Students at the Kikori Secondary School in the Gulf province now have access to a modern computer laboratory equipped with e-library facilities that will greatly enhance learning.
The computer laboratory is the first of its kind to be built in the area. It is a modern fully furnished building equipped with 24 computers and 1 teacher workstation.
The laboratory, the computers and its server are powered by a new 15kW solar power system that will provide power 24 hours a day. The e-library can be accessed by the students and their teachers through a local area network (LAN) that was installed.
Learning materials for all the subjects taught are available, including popular reading and educational books. As the system is not Wide Area Network (WAN), the students are protected from harmful internet materials.
The project was delivered by Mineral Resources Development Company (MRDC) and its subsidiary the PNG LNG Gas Resources Pipeline Ltd (Segment 7) at a cost K1.18 million. This cost includes the classroom, the computers, LAN systems and solar powered systems.
Jubilant students and their parents joined MRDC Managing Director Mr Augustine Mano and local leaders of Kikori in celebrating the opening of the facilities yesterday.
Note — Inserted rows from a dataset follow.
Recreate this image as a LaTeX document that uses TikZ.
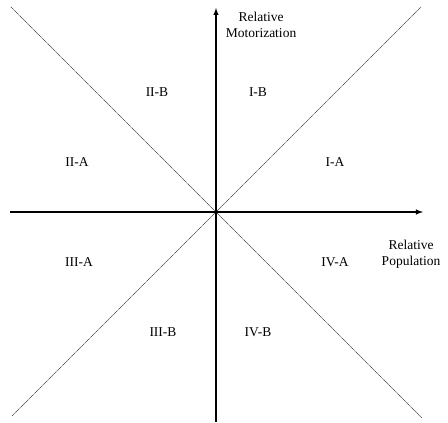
\documentclass[tikz,border=0pt]{standalone}
\usepackage{fontspec}
\setmainfont{Liberation Serif}
\usepgflibrary{arrows}

\begin{document}
\begin{tikzpicture}[x=1pt, y=1pt, >=latex,
  axis/.style={line width=1.4pt},
  diag/.style={dash pattern=on 1.2pt off 0.6pt, line width=0.7pt, black!80},
  zone/.style={font=\fontsize{13.5}{15}\selectfont},
  title/.style={font=\fontsize{13.5}{16}\selectfont, align=center}]
\useasboundingbox (-216,-211) rectangle (232,212);
\coordinate (o) at (0,0);
\coordinate (xl) at (-206,0);
\coordinate (xr) at (207,0);
\coordinate (yb) at (0,-210);
\coordinate (yt) at (0,204);
\coordinate (tl) at (-205,205);
\coordinate (tr) at (205,205);
\coordinate (bl) at (-204,-204);
\coordinate (br) at (206,-206);
\draw[diag]  (tl) -- (br);
\draw[diag]  (bl) -- (tr);
\draw[axis, ->]  (xl) -- (xr);
\draw[axis, ->]  (yb) -- (yt);
\node[title] (motor) at (45,187) {Relative\\Motorization};
\node[title] (popul) at (195,-42) {Relative\\Population};
\node[zone] (ib) at (42,120) {I-B};
\node[zone] (iib) at (-59,120) {II-B};
\node[zone] (iia) at (-139,50) {II-A};
\node[zone] (ia) at (119,50) {I-A};
\node[zone] (iiia) at (-137,-50) {III-A};
\node[zone] (iva) at (119,-50) {IV-A};
\node[zone] (iiib) at (-53,-120) {III-B};
\node[zone] (ivb) at (42,-120) {IV-B};
\end{tikzpicture}
\end{document}
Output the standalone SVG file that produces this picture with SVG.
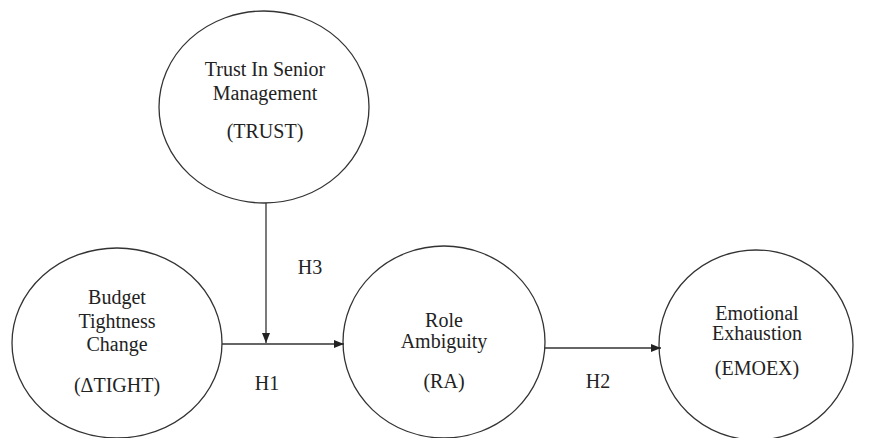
<svg xmlns="http://www.w3.org/2000/svg" width="876" height="438" viewBox="0 0 876 438">
<style>
.node{fill:#fff;stroke:#333;stroke-width:1.3}
.t{font-family:'Liberation Serif',Tinos,'Times New Roman',Times,serif;font-size:20px;fill:#222;text-anchor:middle}
.edge{stroke:#333;stroke-width:1.3;fill:none}
</style>
<defs>
<marker id="arr" markerWidth="10" markerHeight="8" refX="10" refY="4" orient="auto" markerUnits="userSpaceOnUse">
<path d="M0,0 L10,4 L0,8 Z" fill="#222"/>
</marker>
</defs>
<rect width="876" height="438" fill="#fff"/>
<g id="trust">
<ellipse class="node" cx="264" cy="107" rx="105" ry="96"/>
<text class="t" x="265" y="76">Trust In Senior</text>
<text class="t" x="265" y="100">Management</text>
<text class="t" x="265" y="138">(TRUST)</text>
</g>
<g id="tight">
<ellipse class="node" cx="117" cy="343" rx="105" ry="95"/>
<text class="t" x="117" y="304">Budget</text>
<text class="t" x="117" y="328">Tightness</text>
<text class="t" x="117" y="351">Change</text>
<text class="t" x="117" y="392">(ΔTIGHT)</text>
</g>
<g id="ra">
<ellipse class="node" cx="444" cy="342" rx="101" ry="96"/>
<text class="t" x="444" y="327">Role</text>
<text class="t" x="444" y="348">Ambiguity</text>
<text class="t" x="444" y="388">(RA)</text>
</g>
<g id="emoex">
<ellipse class="node" cx="756" cy="345" rx="97" ry="95"/>
<text class="t" x="757" y="320">Emotional</text>
<text class="t" x="757" y="340">Exhaustion</text>
<text class="t" x="757" y="375">(EMOEX)</text>
</g>
<g id="connectors">
<line class="edge" x1="266" y1="203" x2="266" y2="343" marker-end="url(#arr)"/>
<line class="edge" x1="222" y1="344" x2="344" y2="344" marker-end="url(#arr)"/>
<line class="edge" x1="545" y1="348" x2="661" y2="348" marker-end="url(#arr)"/>
<text class="t" x="310" y="274">H3</text>
<text class="t" x="267" y="390">H1</text>
<text class="t" x="598" y="388">H2</text>
</g>
</svg>
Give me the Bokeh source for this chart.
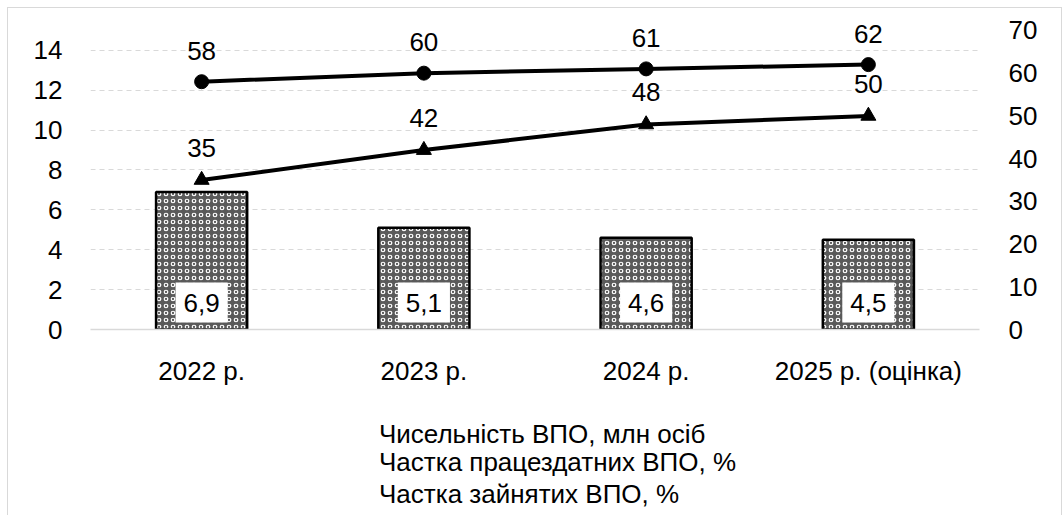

Mr. Mano has visited the school in 2020, at the height of the COVID-19 outbreak, and learnt first-hand the many needs of the school. He decided there and then that the best help for the students would be a modern facility to enhance learning.
“In places like Kikori and other project areas, kids have the potential but can lose interest in education very quickly due to lack of good learning facilities, lack of teachers, and remoteness of the villages they live in. “That is why we must deliver these facilities to them, to keep them in the classrooms, to ensure the learning materials they have access to are on par with more privileged kids in urban areas and the rest of the world have access to. “We are determined that no project area child is left behind,” Mr. Mano said when handing over the facilities to the school administrators.He said a similar facility would be built in schools in the PNG LNG project footprint areas like Semberigi, Kutubu, Moran and Komo in Southern Highlands and Hela provinces. Gas Resources Pipeline (Segment 7) Director Mr. Wauro Oumabe was proud that the facility, the first of its kind in the area, was delivered for kids in Kikori. “This brings learning for our children to be at least on par with kids in other parts of PNG who are not as disadvantaged as us in very remote and forgotten parts of the country,” he said. Mr Oumabe urged the school students to make use of the facilities and look after them.